Because Bitcoin Cash is a fork of the ledger, that means you own the same amount of Bitcoin Cash as you did Bitcoin at the time of the forking block. However, if your Bitcoins are stored by a third party such as an exchange, then you must inquire with them about your cash.

What does it mean? That if you’re keeping Bitcoins on an exchange, they may or may not give you Bitcoin Cash.

Not all exchanges support Bitcoin Cash and some of them won’t offer it. So if you’re keeping your Bitcoins with a third party, you don’t have an access to your private key. Hence you’re handling the control of Bitcoins over to somebody else.

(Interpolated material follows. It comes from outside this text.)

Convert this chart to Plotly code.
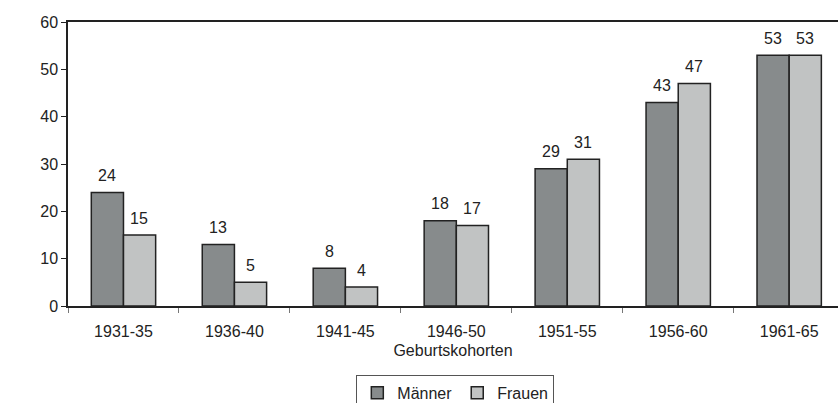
import plotly.graph_objects as go

# Anteil je Geburtskohorte
kohorten = ["1931-35", "1936-40", "1941-45", "1946-50", "1951-55", "1956-60", "1961-65"]
maenner = [24, 13, 8, 18, 29, 43, 53]
frauen = [15, 5, 4, 17, 31, 47, 53]

FONT = "Liberation Sans, Arial, sans-serif"
INK = "#222222"

fig = go.Figure()

fig.add_trace(go.Bar(
    x=kohorten, y=maenner, name="Männer",
    marker=dict(color="#878b8c", line=dict(color=INK, width=1.5)),
))
fig.add_trace(go.Bar(
    x=kohorten, y=frauen, name="Frauen",
    marker=dict(color="#c1c3c3", line=dict(color=INK, width=1.5)),
))

# value labels above bars
for vals, shift in ((maenner, -16), (frauen, 16)):
    for k, v in zip(kohorten, vals):
        fig.add_annotation(
            x=k, y=v, text=str(v), showarrow=False,
            xshift=shift, yshift=17,
            font=dict(family=FONT, size=16, color=INK),
        )

fig.update_layout(
    width=838, height=403,
    margin=dict(l=68, r=0, t=22, b=97),
    barmode="group", bargap=0.42, bargroupgap=0,
    paper_bgcolor="white", plot_bgcolor="white",
    font=dict(family=FONT, size=16, color=INK),
    showlegend=True,
    legend=dict(
        orientation="h", xanchor="center", x=0.503,
        yref="container", yanchor="top", y=0.07,
        bordercolor="#555555", borderwidth=1,
        font=dict(size=16), itemwidth=30, tracegroupgap=0,
    ),
    xaxis=dict(
        range=[-0.5, 6.44],
        showline=True, linecolor=INK, linewidth=1.5, mirror=True,
        ticks="outside", tickson="boundaries", ticklen=5, tickcolor="#777777",
        ticklabelstandoff=10,
        title=dict(text="Geburtskohorten", font=dict(size=16), standoff=6),
        showgrid=False,
    ),
    yaxis=dict(
        range=[0, 60], dtick=10,
        showline=True, linecolor=INK, linewidth=1.5,
        ticks="outside", ticklen=5, tickcolor=INK,
        showgrid=False, zeroline=False,
    ),
)

fig.write_html(
    "out.html",
    config={"displayModeBar": False},
    post_script="document.body.style.margin='0';",
)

The same goes for a wallet – not all of them support Bitcoin Cash.

Another thing you have to think about it the transaction replay between and old and new blockchain. A replay attack is a valid data transmission that is maliciously or fraudulently repeated or delayed. That could happen if someone takes a transaction from one blockchain and repeats it on another one to steal funds.

Bitcoin Cash will handle it by using a new flag in the code, which is different to the original Bitcoin blockchain. Hence the transactions won’t be able to repeat.

Why Should You Care

what is bitcoin fork

Firstly, what is about to happen will change Bitcoin permanently. Regardless of the fork, Bitcoin will finally get the long-awaited update which will increase the blockchain capacity.

Secondly, the update will split the chain, which will result in a new altcoin – Bitcoin Cash.

Oddly enough, Bitcoin’s price hasn’t dropped in the last few days which only showed confidence in the up and coming upgrade. Bitcoin Cash futures are already trading at almost $300 and the fork will likely increase both of them.

If you’re in control of your private keys, meaning you don’t store Bitcoins on an exchange or online wallet, after the split you will own both – BTC and BCC and it will be up to you which one you decide to choose.

Keep in mind that BCC is an altcoin and won’t be as widely accepted as Bitcoin. Hence, you may struggle at first with buying or investing.

So far Bitcoin Cash is raising more questions than answers and we will have to wait until the network stabilises itself to be able to properly answer the question what is Bitcoin Cash and its implications.